Thursday, September 6, 2012

The Chair

Most Thursday nights you will find me at small group Bible study.  A few weeks ago we were at one of our leaders' apartments.  We were just sitting around and talking when all of a sudden the chair that one of the guys had been sitting on just collapsed from under him and he fell to the floor.  This guy didn't have a weight problem and hadn't been doing anything unusual with the chair so it was a mystery as to why the chair just broke apart.  The guys were going to throw it out but I convinced them to let me take it with to show Ray.  I figured if anyone could put the chair back together he could - and he did.

After inspecting the broken chair pieces, Ray determined that the chair had been broken once before and that whoever had put it back together the first time had drilled screws into the wood.  It seemed like a good temporary solution, however, what actually happened was that the screws weakened the wood.  It was only a matter of time before the wooden legs gave away again.

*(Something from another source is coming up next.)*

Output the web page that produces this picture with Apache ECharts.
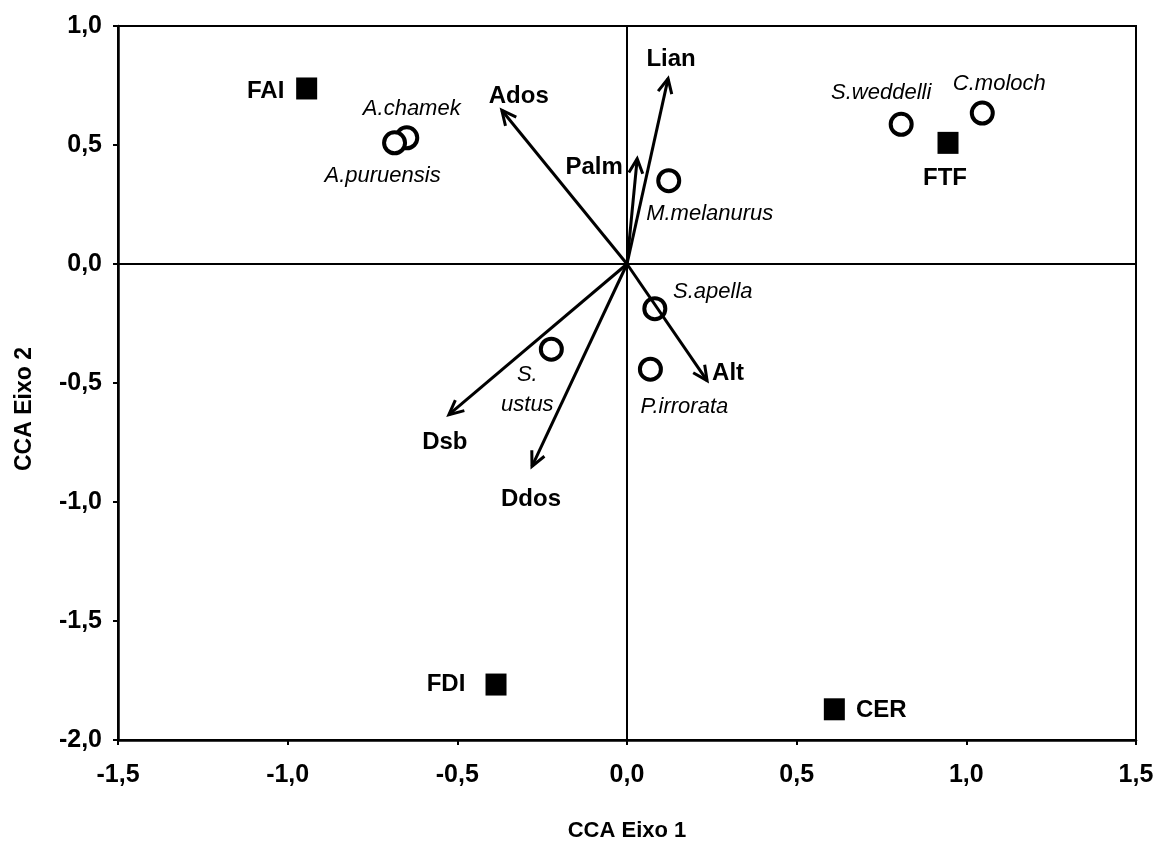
<!DOCTYPE html>
<html>
<head>
<meta charset="utf-8">
<script src="https://cdn.jsdelivr.net/npm/echarts@6/dist/echarts.min.js"></script>
<style>
html,body{margin:0;padding:0;background:#fff;}
#chart{width:1159px;height:847px;}
</style>
</head>
<body>
<div id="chart"></div>
<script>
// ---- data ----
const speciesNames = ['A.chamek','A.puruensis','M.melanurus','S.weddelli','C.moloch','S.apella','S.\nustus','P.irrorata'];
const speciesX = [-0.649,-0.685,0.123,0.808,1.047,0.082,-0.223,0.069];
const speciesY = [0.53,0.509,0.35,0.587,0.634,-0.1875,-0.358,-0.442];

const siteNames = ['FAI','FTF','FDI','CER'];
const siteX = [-0.944,0.946,-0.386,0.611];
const siteY = [0.7375,0.509,-1.767,-1.871];

const varNames = ['Ados','Lian','Palm','Dsb','Ddos','Alt'];
const varX = [-0.369,0.121,0.03,-0.525,-0.28,0.236];
const varY = [0.646,0.779,0.442,-0.633,-0.85,-0.49];

const xTickValues = [-1.5,-1.0,-0.5,0.0,0.5,1.0,1.5];
const yTickValues = [-2.0,-1.5,-1.0,-0.5,0.0,0.5,1.0];

// ---- label placement (styling, px offsets) ----
const speciesLabelOffset = {
  'A.chamek':[5,-29],'A.puruensis':[-12,33],'M.melanurus':[41,33],'S.weddelli':[-20,-31],
  'C.moloch':[17,-29],'S.apella':[58,-17],'S.\nustus':[-24,41],'P.irrorata':[34,38]
};
const siteLabelOffset = {'FAI':[-41,3],'FTF':[-3,36],'FDI':[-50,0],'CER':[47,1]};
const varLabelOffset = {'Ados':[17,-14],'Lian':[3,-19],'Palm':[-43,9],'Dsb':[-4,28],'Ddos':[-1,33],'Alt':[21,-7]};

const FONT = '"Liberation Sans", Arial, sans-serif';
const fmt = v => v.toFixed(1).replace('.', ',');

const chart = echarts.init(document.getElementById('chart'), null, {renderer:'canvas'});

const speciesData = speciesNames.map((n,i)=>({
  name:n, value:[speciesX[i], speciesY[i]],
  label:{show:true, formatter:n, position:'inside', offset:speciesLabelOffset[n],
    align:'center', verticalAlign:'middle', fontFamily:FONT, fontSize:22, fontStyle:'italic',
    color:'#000', opacity:1, lineHeight:30}
}));
const siteData = siteNames.map((n,i)=>({
  name:n, value:[siteX[i], siteY[i]],
  label:{show:true, formatter:n, position:'inside', offset:siteLabelOffset[n],
    align:'center', verticalAlign:'middle', fontFamily:FONT, fontSize:24, fontWeight:'bold', color:'#000', opacity:1}
}));
const varData = varNames.map((n,i)=>({name:n, value:[varX[i], varY[i]]}));

chart.setOption({
  animation:false,
  backgroundColor:'#fff',
  grid:{left:118, right:23, top:26, bottom:101, show:true, borderColor:'#000', borderWidth:2, backgroundColor:'transparent'},
  xAxis:{
    type:'value', min:-1.5, max:1.5, interval:0.5,
    name:'CCA Eixo 1', nameLocation:'middle', nameGap:80,
    nameTextStyle:{fontFamily:FONT, fontSize:22, fontWeight:'bold', color:'#000'},
    axisLine:{show:true, onZero:false, lineStyle:{color:'#000', width:2.5}},
    axisTick:{show:true, length:5, lineStyle:{color:'#000', width:2}},
    axisLabel:{formatter:fmt, margin:23, fontFamily:FONT, fontSize:25, fontWeight:'bold', color:'#000'},
    splitLine:{show:false}
  },
  yAxis:{
    type:'value', min:-2, max:1, interval:0.5,
    axisLine:{show:true, onZero:false, lineStyle:{color:'#000', width:2.5}},
    axisTick:{show:true, length:5, lineStyle:{color:'#000', width:2}},
    axisLabel:{formatter:fmt, margin:16, fontFamily:FONT, fontSize:25, fontWeight:'bold', color:'#000'},
    splitLine:{show:false}
  },
  graphic:[{
    type:'text', x:25, y:409, rotation:Math.PI/2,
    style:{text:'CCA Eixo 2', align:'center', verticalAlign:'middle', font:'bold 23px "Liberation Sans", Arial, sans-serif', fill:'#000'}
  }],
  series:[
    {
      type:'scatter', name:'zero', data:[], silent:true, z:1,
      markLine:{
        silent:true, symbol:['none','none'], label:{show:false},
        lineStyle:{color:'#000', width:2, type:'solid', opacity:1},
        data:[{xAxis:0},{yAxis:0}]
      }
    },
    {
      type:'scatter', name:'sites', data:siteData, symbol:'rect', symbolSize:[21,22],
      itemStyle:{color:'#000', opacity:1}, z:3
    },
    {
      type:'scatter', name:'species', data:speciesData, symbol:'circle', symbolSize:21,
      itemStyle:{color:'#fff', borderColor:'#000', borderWidth:4, opacity:1}, z:3
    },
    {
      type:'custom', name:'vectors', data:varData, z:5,
      renderItem:function(params, api){
        const o = api.coord([0,0]);
        const p = api.coord([api.value(0), api.value(1)]);
        const a = Math.atan2(p[1]-o[1], p[0]-o[0]);
        const h = 16, th = 0.45;
        const b1 = [p[0]-h*Math.cos(a-th), p[1]-h*Math.sin(a-th)];
        const b2 = [p[0]-h*Math.cos(a+th), p[1]-h*Math.sin(a+th)];
        const n = varNames[params.dataIndex];
        const off = varLabelOffset[n];
        return {
          type:'group',
          children:[
            {type:'line', shape:{x1:o[0], y1:o[1], x2:p[0], y2:p[1]}, style:{stroke:'#000', lineWidth:3}},
            {type:'polyline', shape:{points:[b1,p,b2]}, style:{stroke:'#000', lineWidth:3, fill:null, lineJoin:'miter'}},
            {type:'text', x:p[0]+off[0], y:p[1]+off[1],
              style:{text:n, align:'center', verticalAlign:'middle', font:'bold 24px "Liberation Sans", Arial, sans-serif', fill:'#000'}}
          ]
        };
      }
    }
  ]
});
</script>
</body>
</html>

This made me think:  How many times have I been broken and tried to fill the hole in my heart with something that seemed good but were only temporary solutions such as alcohol, tranquilizers, and sex.  Sure, I seemed fine on the outside but my inside was crumbling and it was only a matter of time before I broke down again.  The only permanent solution to filling that hole was by turning to Christ, repenting, and remaining focused on Him.  This doesn't mean that I'm perfect by any stretch of the imagination, but it does mean that when I fail or when life seems hopelessly overwhelming that I can focus on Christ and be strengthened by Him.  I may bend, but HE will NEVER let me be broken beyond repair.  After all, HE's the master carpenter!

"A bruised reed He will not break,
And smoking flax He will not quench;"


Isaiah 42:3

"He restores my soul; He leads me in the paths of righteousness For His name’s sake."